Goal:
Retype word for word the first line of the listing and each line after it up to the line with "(eps) at (478,466)", with the pictures taken out.

Supplied material:
_____
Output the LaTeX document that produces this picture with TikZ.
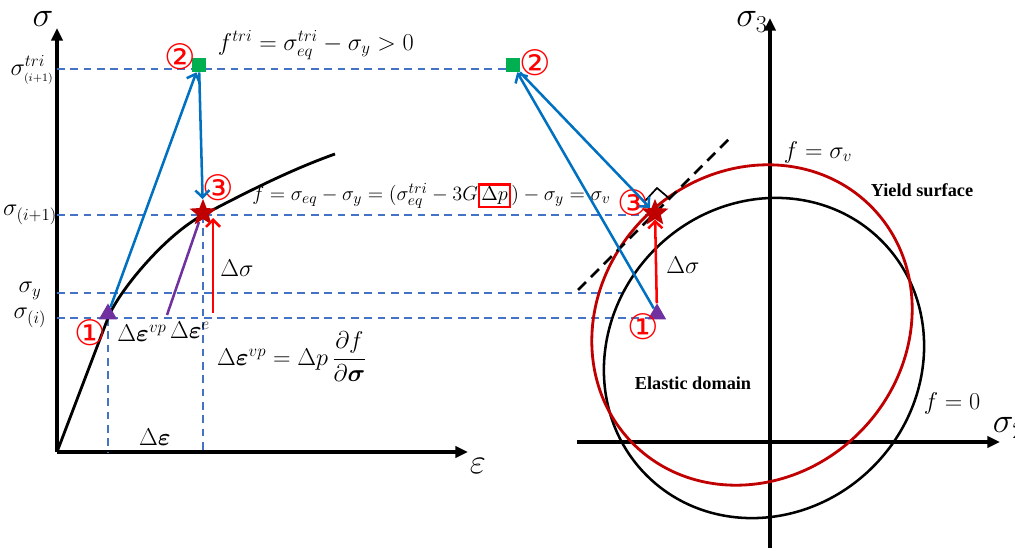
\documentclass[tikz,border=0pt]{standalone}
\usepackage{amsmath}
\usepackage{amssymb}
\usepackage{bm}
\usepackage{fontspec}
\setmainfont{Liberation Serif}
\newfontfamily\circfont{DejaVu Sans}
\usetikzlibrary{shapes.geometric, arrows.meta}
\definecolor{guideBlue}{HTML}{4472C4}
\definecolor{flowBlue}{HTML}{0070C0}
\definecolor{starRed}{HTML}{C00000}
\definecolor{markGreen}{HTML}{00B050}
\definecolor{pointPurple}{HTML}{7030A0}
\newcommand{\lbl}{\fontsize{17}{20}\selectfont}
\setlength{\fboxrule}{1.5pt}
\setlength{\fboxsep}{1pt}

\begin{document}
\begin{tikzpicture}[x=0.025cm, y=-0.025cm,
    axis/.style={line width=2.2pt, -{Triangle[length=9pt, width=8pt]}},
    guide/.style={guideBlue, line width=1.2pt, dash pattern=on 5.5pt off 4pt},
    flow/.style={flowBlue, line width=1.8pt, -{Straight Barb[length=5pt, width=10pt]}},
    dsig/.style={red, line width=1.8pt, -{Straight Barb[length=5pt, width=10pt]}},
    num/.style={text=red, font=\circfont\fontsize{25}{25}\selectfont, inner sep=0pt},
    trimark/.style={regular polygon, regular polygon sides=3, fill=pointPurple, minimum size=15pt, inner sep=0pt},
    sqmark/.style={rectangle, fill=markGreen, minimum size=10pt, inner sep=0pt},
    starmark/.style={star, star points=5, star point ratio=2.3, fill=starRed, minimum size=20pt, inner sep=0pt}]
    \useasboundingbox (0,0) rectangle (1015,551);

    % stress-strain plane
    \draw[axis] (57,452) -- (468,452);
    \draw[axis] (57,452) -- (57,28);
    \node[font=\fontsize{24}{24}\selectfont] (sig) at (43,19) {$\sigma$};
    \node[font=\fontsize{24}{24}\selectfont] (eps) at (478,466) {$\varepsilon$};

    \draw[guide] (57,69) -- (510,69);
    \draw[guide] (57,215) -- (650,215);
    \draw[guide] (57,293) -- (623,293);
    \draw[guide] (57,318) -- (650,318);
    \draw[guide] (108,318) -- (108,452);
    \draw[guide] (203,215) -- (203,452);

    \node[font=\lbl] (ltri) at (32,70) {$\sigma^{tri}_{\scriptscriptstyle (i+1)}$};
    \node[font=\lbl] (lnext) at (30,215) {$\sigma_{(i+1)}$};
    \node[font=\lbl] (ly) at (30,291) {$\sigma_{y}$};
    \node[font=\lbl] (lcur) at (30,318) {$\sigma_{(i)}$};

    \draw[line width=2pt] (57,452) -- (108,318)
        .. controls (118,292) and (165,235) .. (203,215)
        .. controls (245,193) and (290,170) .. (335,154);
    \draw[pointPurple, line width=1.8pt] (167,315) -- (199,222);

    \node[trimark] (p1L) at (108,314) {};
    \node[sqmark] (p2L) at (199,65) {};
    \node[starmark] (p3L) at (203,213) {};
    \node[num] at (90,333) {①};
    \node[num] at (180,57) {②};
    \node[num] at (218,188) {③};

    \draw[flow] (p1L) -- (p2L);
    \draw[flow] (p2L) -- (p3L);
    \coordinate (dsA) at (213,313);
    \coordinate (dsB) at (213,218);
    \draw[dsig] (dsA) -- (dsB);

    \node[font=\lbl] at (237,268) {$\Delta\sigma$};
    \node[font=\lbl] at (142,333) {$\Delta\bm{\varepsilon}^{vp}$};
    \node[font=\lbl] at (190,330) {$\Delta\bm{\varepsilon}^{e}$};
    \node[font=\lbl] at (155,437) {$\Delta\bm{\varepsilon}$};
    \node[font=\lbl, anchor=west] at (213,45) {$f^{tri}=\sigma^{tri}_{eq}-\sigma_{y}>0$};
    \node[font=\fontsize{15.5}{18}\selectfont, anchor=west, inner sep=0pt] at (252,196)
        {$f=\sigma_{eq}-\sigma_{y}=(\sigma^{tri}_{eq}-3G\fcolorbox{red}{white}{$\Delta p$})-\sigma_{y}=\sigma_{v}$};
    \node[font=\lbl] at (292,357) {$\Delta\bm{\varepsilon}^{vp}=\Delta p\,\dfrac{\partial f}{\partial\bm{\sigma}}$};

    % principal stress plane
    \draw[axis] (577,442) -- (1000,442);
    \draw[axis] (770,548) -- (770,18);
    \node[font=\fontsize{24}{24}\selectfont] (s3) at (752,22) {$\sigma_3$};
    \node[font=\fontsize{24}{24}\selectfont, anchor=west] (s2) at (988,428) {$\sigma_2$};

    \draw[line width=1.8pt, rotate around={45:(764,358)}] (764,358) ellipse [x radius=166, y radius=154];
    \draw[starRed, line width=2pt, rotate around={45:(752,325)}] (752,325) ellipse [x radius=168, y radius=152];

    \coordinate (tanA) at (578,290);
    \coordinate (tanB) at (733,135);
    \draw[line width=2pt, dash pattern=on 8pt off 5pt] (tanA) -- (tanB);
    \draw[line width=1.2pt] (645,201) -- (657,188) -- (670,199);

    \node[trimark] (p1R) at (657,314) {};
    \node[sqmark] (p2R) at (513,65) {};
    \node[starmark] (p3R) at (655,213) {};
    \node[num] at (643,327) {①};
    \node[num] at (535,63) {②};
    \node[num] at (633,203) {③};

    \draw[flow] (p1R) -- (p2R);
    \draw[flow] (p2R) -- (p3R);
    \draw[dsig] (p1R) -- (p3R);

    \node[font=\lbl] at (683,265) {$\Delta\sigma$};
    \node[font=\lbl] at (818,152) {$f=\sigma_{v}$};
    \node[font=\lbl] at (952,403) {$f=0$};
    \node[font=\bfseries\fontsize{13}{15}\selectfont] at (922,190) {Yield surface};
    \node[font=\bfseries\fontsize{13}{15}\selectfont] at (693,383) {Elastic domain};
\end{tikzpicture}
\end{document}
_____
Final result:
Output the LaTeX document that produces this picture with TikZ.
\documentclass[tikz,border=0pt]{standalone}
\usepackage{amsmath}
\usepackage{amssymb}
\usepackage{bm}
\usepackage{fontspec}
\setmainfont{Liberation Serif}
\newfontfamily\circfont{DejaVu Sans}
\usetikzlibrary{shapes.geometric, arrows.meta}
\definecolor{guideBlue}{HTML}{4472C4}
\definecolor{flowBlue}{HTML}{0070C0}
\definecolor{starRed}{HTML}{C00000}
\definecolor{markGreen}{HTML}{00B050}
\definecolor{pointPurple}{HTML}{7030A0}
\newcommand{\lbl}{\fontsize{17}{20}\selectfont}
\setlength{\fboxrule}{1.5pt}
\setlength{\fboxsep}{1pt}

\begin{document}
\begin{tikzpicture}[x=0.025cm, y=-0.025cm,
    axis/.style={line width=2.2pt, -{Triangle[length=9pt, width=8pt]}},
    guide/.style={guideBlue, line width=1.2pt, dash pattern=on 5.5pt off 4pt},
    flow/.style={flowBlue, line width=1.8pt, -{Straight Barb[length=5pt, width=10pt]}},
    dsig/.style={red, line width=1.8pt, -{Straight Barb[length=5pt, width=10pt]}},
    num/.style={text=red, font=\circfont\fontsize{25}{25}\selectfont, inner sep=0pt},
    trimark/.style={regular polygon, regular polygon sides=3, fill=pointPurple, minimum size=15pt, inner sep=0pt},
    sqmark/.style={rectangle, fill=markGreen, minimum size=10pt, inner sep=0pt},
    starmark/.style={star, star points=5, star point ratio=2.3, fill=starRed, minimum size=20pt, inner sep=0pt}]
    \useasboundingbox (0,0) rectangle (1015,551);

    % stress-strain plane
    \draw[axis] (57,452) -- (468,452);
    \draw[axis] (57,452) -- (57,28);
    \node[font=\fontsize{24}{24}\selectfont] (sig) at (43,19) {$\sigma$};
    \node[font=\fontsize{24}{24}\selectfont] (eps) at (478,466) {$\varepsilon$};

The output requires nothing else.